## To do
Leave out the pictures and restate the rest of the data exactly.

● ● ● ● ●

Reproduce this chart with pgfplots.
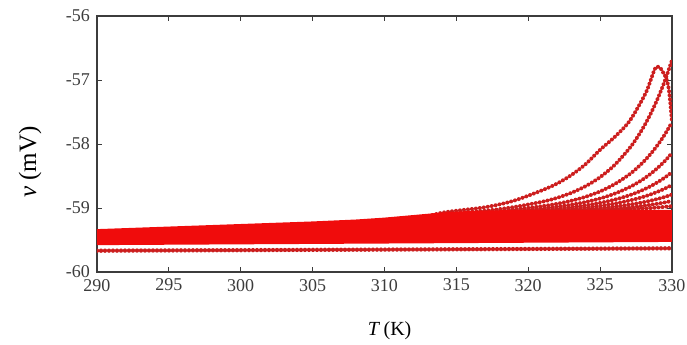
\documentclass[border=0pt]{standalone}
\usepackage{fontspec}
\setmainfont{Liberation Serif}
\usepackage{pgfplots}
\pgfplotsset{compat=1.18}
\definecolor{bandred}{RGB}{240,12,12}
\definecolor{curvered}{RGB}{204,30,30}
\definecolor{axgray}{RGB}{60,60,60}
\pgfplotsset{dotline/.style={curvered, line width=2pt, line cap=round, dash pattern=on 0pt off 2pt, smooth}}
\begin{document}
\begin{tikzpicture}
\useasboundingbox (-48.5pt,-36pt) rectangle (295pt,136pt);
\begin{axis}[
  scale only axis, width=287.5pt, height=128pt,
  at={(0,0)}, anchor=south west,
  xmin=290, xmax=330, ymin=-60, ymax=-56,
  xtick={290,295,...,330}, ytick={-60,-59,...,-56},
  major tick length=2.5pt,
  axis line style={axgray, line width=0.6pt},
  tick style={axgray, line width=0.5pt},
  ticklabel style={font=\fontsize{9}{10}\selectfont, text=axgray},
  /pgf/number format/assume math mode=true,
  xlabel={\textit{T}\,(K)}, ylabel={\textit{v} (mV)},
  xlabel style={at={(axis description cs:0.509,-0.23)}, anchor=center, font=\fontsize{10}{12}\selectfont},
  ylabel style={at={(axis description cs:-0.1165,0.43)}, anchor=center, font=\fontsize{12.5}{14}\selectfont},
]
% c1 peaked
\addplot[dotline] coordinates {(312,-59.2) (314,-59.074) (317,-58.988) (319,-58.886) (321,-58.72) (322,-58.619) (323,-58.485) (324,-58.313) (325,-58.09) (326,-57.893) (327,-57.656) (327.8,-57.36) (328.26,-57.16) (328.6,-56.95) (328.8,-56.83) (328.96,-56.79) (329.15,-56.80) (329.35,-56.87) (329.55,-56.95) (329.7,-57.05) (329.8,-57.18) (329.9,-57.40) (330,-57.66)};
% c2
\addplot[dotline] coordinates {(312,-59.2) (314,-59.097) (317,-59.043) (319,-58.985) (321,-58.901) (322,-58.842) (323,-58.763) (324,-58.658) (325,-58.518) (326,-58.330) (327,-58.079) (327.5,-57.924) (328,-57.744) (328.5,-57.535) (329,-57.293) (329.5,-57.014) (330,-56.69)};
% c3
\addplot[dotline] coordinates {(312,-59.2) (314,-59.105) (317,-59.064) (319,-59.023) (321,-58.970) (322,-58.934) (323,-58.887) (324,-58.824) (325,-58.741) (326,-58.629) (327,-58.481) (327.5,-58.389) (328,-58.282) (328.5,-58.159) (329,-58.016) (329.5,-57.851) (330,-57.66)};
% c4
\addplot[dotline] coordinates {(312,-59.2) (314,-59.110) (317,-59.074) (319,-59.042) (321,-59.004) (322,-58.979) (323,-58.948) (324,-58.906) (325,-58.851) (326,-58.777) (327,-58.679) (327.5,-58.619) (328,-58.549) (328.5,-58.468) (329,-58.374) (329.5,-58.266) (330,-58.14)};
% c5
\addplot[dotline] coordinates {(312,-59.2) (314,-59.112) (317,-59.081) (319,-59.054) (321,-59.025) (322,-59.008) (323,-58.986) (324,-58.958) (325,-58.920) (326,-58.870) (327,-58.804) (327.5,-58.763) (328,-58.715) (328.5,-58.661) (329,-58.597) (329.5,-58.524) (330,-58.44)};
% c6
\addplot[dotline] coordinates {(312,-59.2) (314,-59.114) (317,-59.085) (319,-59.062) (321,-59.039) (322,-59.027) (323,-59.012) (324,-58.992) (325,-58.966) (326,-58.932) (327,-58.886) (327.5,-58.858) (328,-58.826) (328.5,-58.789) (329,-58.746) (329.5,-58.697) (330,-58.64)};
% c7
\addplot[dotline] coordinates {(312,-59.2) (314,-59.116) (317,-59.088) (319,-59.068) (321,-59.050) (322,-59.041) (323,-59.031) (324,-59.017) (325,-59.000) (326,-58.978) (327,-58.948) (327.5,-58.930) (328,-58.910) (328.5,-58.886) (329,-58.858) (329.5,-58.827) (330,-58.79)};
% c8
\addplot[dotline] coordinates {(317,-59.090) (319,-59.072) (321,-59.057) (322,-59.051) (323,-59.044) (324,-59.035) (325,-59.023) (326,-59.009) (327,-58.990) (327.5,-58.978) (328,-58.965) (328.5,-58.950) (329,-58.933) (329.5,-58.913) (330,-58.89)};
% c9
\addplot[dotline] coordinates {(321,-59.062) (323,-59.054) (325,-59.042) (326,-59.033) (327,-59.023) (328,-59.010) (329,-58.992) (329.5,-58.982) (330,-58.97)};
% dense band
\addplot[draw=none, fill=bandred] coordinates {(290,-59.33) (295,-59.29) (300,-59.25) (305,-59.21) (308,-59.18) (310,-59.15) (312,-59.11) (314,-59.07) (316,-59.045) (318,-59.035) (320,-59.03) (330,-59.03) (330,-59.53) (310,-59.555) (290,-59.58)} -- cycle;
% lowest curve
\addplot[dotline, line width=2.2pt] coordinates {(290,-59.667) (310,-59.65) (330,-59.63)};
\end{axis}
\end{tikzpicture}
\end{document}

● ● ● ● ●

## Result of this task
Reproduce this chart with pgfplots.
\documentclass[border=0pt]{standalone}
\usepackage{fontspec}
\setmainfont{Liberation Serif}
\usepackage{pgfplots}
\pgfplotsset{compat=1.18}
\definecolor{bandred}{RGB}{240,12,12}
\definecolor{curvered}{RGB}{204,30,30}
\definecolor{axgray}{RGB}{60,60,60}
\pgfplotsset{dotline/.style={curvered, line width=2pt, line cap=round, dash pattern=on 0pt off 2pt, smooth}}
\begin{document}
\begin{tikzpicture}
\useasboundingbox (-48.5pt,-36pt) rectangle (295pt,136pt);
\begin{axis}[
  scale only axis, width=287.5pt, height=128pt,
  at={(0,0)}, anchor=south west,
  xmin=290, xmax=330, ymin=-60, ymax=-56,
  xtick={290,295,...,330}, ytick={-60,-59,...,-56},
  major tick length=2.5pt,
  axis line style={axgray, line width=0.6pt},
  tick style={axgray, line width=0.5pt},
  ticklabel style={font=\fontsize{9}{10}\selectfont, text=axgray},
  /pgf/number format/assume math mode=true,
  xlabel={\textit{T}\,(K)}, ylabel={\textit{v} (mV)},
  xlabel style={at={(axis description cs:0.509,-0.23)}, anchor=center, font=\fontsize{10}{12}\selectfont},
  ylabel style={at={(axis description cs:-0.1165,0.43)}, anchor=center, font=\fontsize{12.5}{14}\selectfont},
]
% c1 peaked
\addplot[dotline] coordinates {(312,-59.2) (314,-59.074) (317,-58.988) (319,-58.886) (321,-58.72) (322,-58.619) (323,-58.485) (324,-58.313) (325,-58.09) (326,-57.893) (327,-57.656) (327.8,-57.36) (328.26,-57.16) (328.6,-56.95) (328.8,-56.83) (328.96,-56.79) (329.15,-56.80) (329.35,-56.87) (329.55,-56.95) (329.7,-57.05) (329.8,-57.18) (329.9,-57.40) (330,-57.66)};
% c2
\addplot[dotline] coordinates {(312,-59.2) (314,-59.097) (317,-59.043) (319,-58.985) (321,-58.901) (322,-58.842) (323,-58.763) (324,-58.658) (325,-58.518) (326,-58.330) (327,-58.079) (327.5,-57.924) (328,-57.744) (328.5,-57.535) (329,-57.293) (329.5,-57.014) (330,-56.69)};
% c3
\addplot[dotline] coordinates {(312,-59.2) (314,-59.105) (317,-59.064) (319,-59.023) (321,-58.970) (322,-58.934) (323,-58.887) (324,-58.824) (325,-58.741) (326,-58.629) (327,-58.481) (327.5,-58.389) (328,-58.282) (328.5,-58.159) (329,-58.016) (329.5,-57.851) (330,-57.66)};
% c4
\addplot[dotline] coordinates {(312,-59.2) (314,-59.110) (317,-59.074) (319,-59.042) (321,-59.004) (322,-58.979) (323,-58.948) (324,-58.906) (325,-58.851) (326,-58.777) (327,-58.679) (327.5,-58.619) (328,-58.549) (328.5,-58.468) (329,-58.374) (329.5,-58.266) (330,-58.14)};
% c5
\addplot[dotline] coordinates {(312,-59.2) (314,-59.112) (317,-59.081) (319,-59.054) (321,-59.025) (322,-59.008) (323,-58.986) (324,-58.958) (325,-58.920) (326,-58.870) (327,-58.804) (327.5,-58.763) (328,-58.715) (328.5,-58.661) (329,-58.597) (329.5,-58.524) (330,-58.44)};
% c6
\addplot[dotline] coordinates {(312,-59.2) (314,-59.114) (317,-59.085) (319,-59.062) (321,-59.039) (322,-59.027) (323,-59.012) (324,-58.992) (325,-58.966) (326,-58.932) (327,-58.886) (327.5,-58.858) (328,-58.826) (328.5,-58.789) (329,-58.746) (329.5,-58.697) (330,-58.64)};
% c7
\addplot[dotline] coordinates {(312,-59.2) (314,-59.116) (317,-59.088) (319,-59.068) (321,-59.050) (322,-59.041) (323,-59.031) (324,-59.017) (325,-59.000) (326,-58.978) (327,-58.948) (327.5,-58.930) (328,-58.910) (328.5,-58.886) (329,-58.858) (329.5,-58.827) (330,-58.79)};
% c8
\addplot[dotline] coordinates {(317,-59.090) (319,-59.072) (321,-59.057) (322,-59.051) (323,-59.044) (324,-59.035) (325,-59.023) (326,-59.009) (327,-58.990) (327.5,-58.978) (328,-58.965) (328.5,-58.950) (329,-58.933) (329.5,-58.913) (330,-58.89)};
% c9
\addplot[dotline] coordinates {(321,-59.062) (323,-59.054) (325,-59.042) (326,-59.033) (327,-59.023) (328,-59.010) (329,-58.992) (329.5,-58.982) (330,-58.97)};
% dense band
\addplot[draw=none, fill=bandred] coordinates {(290,-59.33) (295,-59.29) (300,-59.25) (305,-59.21) (308,-59.18) (310,-59.15) (312,-59.11) (314,-59.07) (316,-59.045) (318,-59.035) (320,-59.03) (330,-59.03) (330,-59.53) (310,-59.555) (290,-59.58)} -- cycle;
% lowest curve
\addplot[dotline, line width=2.2pt] coordinates {(290,-59.667) (310,-59.65) (330,-59.63)};
\end{axis}
\end{tikzpicture}
\end{document}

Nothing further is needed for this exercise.